If this isn’t uncanny enough to make you think twice about your reflection and its wardrobe, there’s also the matter of the many obvious references to fear, horror, and terror on the Fall 2019 runways. At Balenciaga, models wore bloodred contact lenses like cyborg contract killers. Demna Gvasalia’s own collection, Vetements, explored the frights of the dark Web. Comme des Garçons’s Rei Kawakubo called her show “a gathering of shadows” and assembled her models in a ritualistic circle for the show’s close. Rick Owens asked the Instagram drag star Salvia to consult on an alien makeup look complete with black contact lenses that turned models’ eyes into infinity pools of inky nothingness.


Even Mrs. Prada fell under the spell of scary stories, including Jeanne Detallante’s illustrations of Frankenstein and his bride as a print in her Fall 2019 men’s and women’s collections. After the menswear show in January, she said, “Mainly I was interested in the understanding of humanity: weakness and the more delicate and naked aspects of humanity also. The rejected . . . the one who doesn’t have a career.” Placing her collection against the backdrop of our current moment of military and social strife, she added, “Because fashion has to be light somehow, we borrowed the symbols of trashy horror movies—from Frankenstein to The Rocky Horror Picture Show and all those movies. Frankenstein is the example of the monster with a big, big heart who searches for love.”
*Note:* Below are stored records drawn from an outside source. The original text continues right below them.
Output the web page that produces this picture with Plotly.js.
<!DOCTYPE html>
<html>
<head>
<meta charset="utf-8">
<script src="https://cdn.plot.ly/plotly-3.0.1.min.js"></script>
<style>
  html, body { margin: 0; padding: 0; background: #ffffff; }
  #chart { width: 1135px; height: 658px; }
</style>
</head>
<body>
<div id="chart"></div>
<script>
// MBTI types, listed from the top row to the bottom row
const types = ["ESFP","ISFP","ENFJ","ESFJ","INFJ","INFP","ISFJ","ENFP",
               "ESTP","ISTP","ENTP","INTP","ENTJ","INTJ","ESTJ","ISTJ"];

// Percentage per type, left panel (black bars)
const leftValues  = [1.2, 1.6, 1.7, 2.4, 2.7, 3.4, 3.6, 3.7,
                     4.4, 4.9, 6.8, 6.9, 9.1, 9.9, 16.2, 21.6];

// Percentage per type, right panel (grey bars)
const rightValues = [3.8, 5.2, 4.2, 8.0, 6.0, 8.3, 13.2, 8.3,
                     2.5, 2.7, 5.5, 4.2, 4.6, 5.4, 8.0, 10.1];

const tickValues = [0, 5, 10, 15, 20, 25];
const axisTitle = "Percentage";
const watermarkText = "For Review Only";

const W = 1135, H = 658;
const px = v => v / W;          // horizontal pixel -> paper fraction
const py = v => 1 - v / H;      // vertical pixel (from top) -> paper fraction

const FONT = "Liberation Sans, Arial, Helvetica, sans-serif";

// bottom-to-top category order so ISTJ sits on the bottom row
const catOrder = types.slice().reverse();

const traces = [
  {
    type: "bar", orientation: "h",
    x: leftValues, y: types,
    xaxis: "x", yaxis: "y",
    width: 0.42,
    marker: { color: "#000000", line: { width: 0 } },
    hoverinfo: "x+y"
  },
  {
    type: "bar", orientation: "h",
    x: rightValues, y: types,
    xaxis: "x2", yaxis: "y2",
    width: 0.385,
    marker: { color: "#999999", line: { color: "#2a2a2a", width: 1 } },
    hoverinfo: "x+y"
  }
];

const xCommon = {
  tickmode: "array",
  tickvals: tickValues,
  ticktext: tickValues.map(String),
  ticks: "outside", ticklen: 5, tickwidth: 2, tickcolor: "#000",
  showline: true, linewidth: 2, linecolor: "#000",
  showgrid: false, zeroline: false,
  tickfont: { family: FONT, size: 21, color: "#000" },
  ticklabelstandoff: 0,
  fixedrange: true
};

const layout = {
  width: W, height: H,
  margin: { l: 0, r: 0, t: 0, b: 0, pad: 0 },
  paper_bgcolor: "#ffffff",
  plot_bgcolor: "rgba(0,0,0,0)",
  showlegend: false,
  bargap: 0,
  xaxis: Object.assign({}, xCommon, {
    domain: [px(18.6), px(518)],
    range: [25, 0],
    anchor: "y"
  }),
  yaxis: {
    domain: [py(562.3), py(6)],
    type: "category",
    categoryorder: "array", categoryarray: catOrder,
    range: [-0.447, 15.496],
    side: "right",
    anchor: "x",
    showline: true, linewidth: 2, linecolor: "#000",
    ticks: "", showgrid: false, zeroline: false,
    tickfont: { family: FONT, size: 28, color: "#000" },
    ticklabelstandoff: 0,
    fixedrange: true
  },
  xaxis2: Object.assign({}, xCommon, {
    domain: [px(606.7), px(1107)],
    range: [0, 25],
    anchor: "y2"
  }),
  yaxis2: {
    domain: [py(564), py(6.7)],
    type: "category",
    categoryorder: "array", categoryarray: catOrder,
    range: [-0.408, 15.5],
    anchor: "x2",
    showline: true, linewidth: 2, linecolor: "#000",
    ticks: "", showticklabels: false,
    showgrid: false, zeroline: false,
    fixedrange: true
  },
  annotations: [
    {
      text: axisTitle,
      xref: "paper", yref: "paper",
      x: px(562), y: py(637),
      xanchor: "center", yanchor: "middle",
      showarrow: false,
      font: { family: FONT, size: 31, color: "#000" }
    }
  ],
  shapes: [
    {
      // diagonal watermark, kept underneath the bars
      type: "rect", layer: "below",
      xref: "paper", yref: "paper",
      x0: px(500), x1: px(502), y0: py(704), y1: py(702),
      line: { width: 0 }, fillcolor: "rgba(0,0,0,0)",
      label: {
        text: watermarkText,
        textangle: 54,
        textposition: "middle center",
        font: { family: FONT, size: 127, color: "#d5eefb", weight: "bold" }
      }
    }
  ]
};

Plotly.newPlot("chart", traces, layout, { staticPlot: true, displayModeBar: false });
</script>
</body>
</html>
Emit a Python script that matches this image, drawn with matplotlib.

If Mrs. Prada’s scary story is one of redemption and romance, Jun Takahashi’s is one of pure shock. At Undercover, Takahashi has turned his men’s and women’s collections into chilling sagas. His recent Fall 2019 menswear outing explored what it might be like if no less than a time-traveling Edgar Allan Poe met up with A Clockwork Orange’s Alex DeLarge—a meetup that is especially uncomfortable considering film’s treatment of women and the female body. For his womenswear collection, he pulled stills from Suspiria, Luca Guadignino’s remake of the Dario Argento original, which brought bodily gruesomeness to new levels. Tilda Swinton appears in character as Madame Blanc, the headmistress of horror at Berlin’s Tanz Dance Academy, in a witchlike cloak. He’s done The Shining’s Grady twins, 2001: A Space Odyssey’s Hal, and other Kubrick-inspired terror trips in the past.


Why is all this spooky-scary style trending now? The most common interpretation chez Vogue is that fashion is reacting to the tumult of our actual world. But is wearing your fear conquering it? Perhaps there’s a more feminist undertone at play as well. For centuries, women have been the unwilling victims of scary stories, until Mary Shelley came about with a stake to the heart of male-dominated horror. This year’s most popular horror films have had female heroines—see Hereditary, Annihilation, and Us.


Or maybe it’s that fashion is an industry that constantly asks us to confront ourselves and our own existential dread. (Hey, there’s got to be a reason Gigi Hadid is reading Camus’s The Stranger, while her sister Bella is deep into Stephen King’s The Outsider.) In researching the horror stories that haunted the Fall 2019 runways, I even found myself engaged in a personal terror. I realized—thanks to Google—that I had written an article about the spooky side of fashion not once, but twice before. For all of its trendiness and of-the-moment-ness, fashion can sometimes feel absent from time or a champion for the flattening of it, constantly repeating itself, rehashing its best ideas, reanimating itself over and over again. It’s not a bad quality. Just like the people inside the clothing, the fashion industry is constantly introspecting. Know thyself—and know thy closet.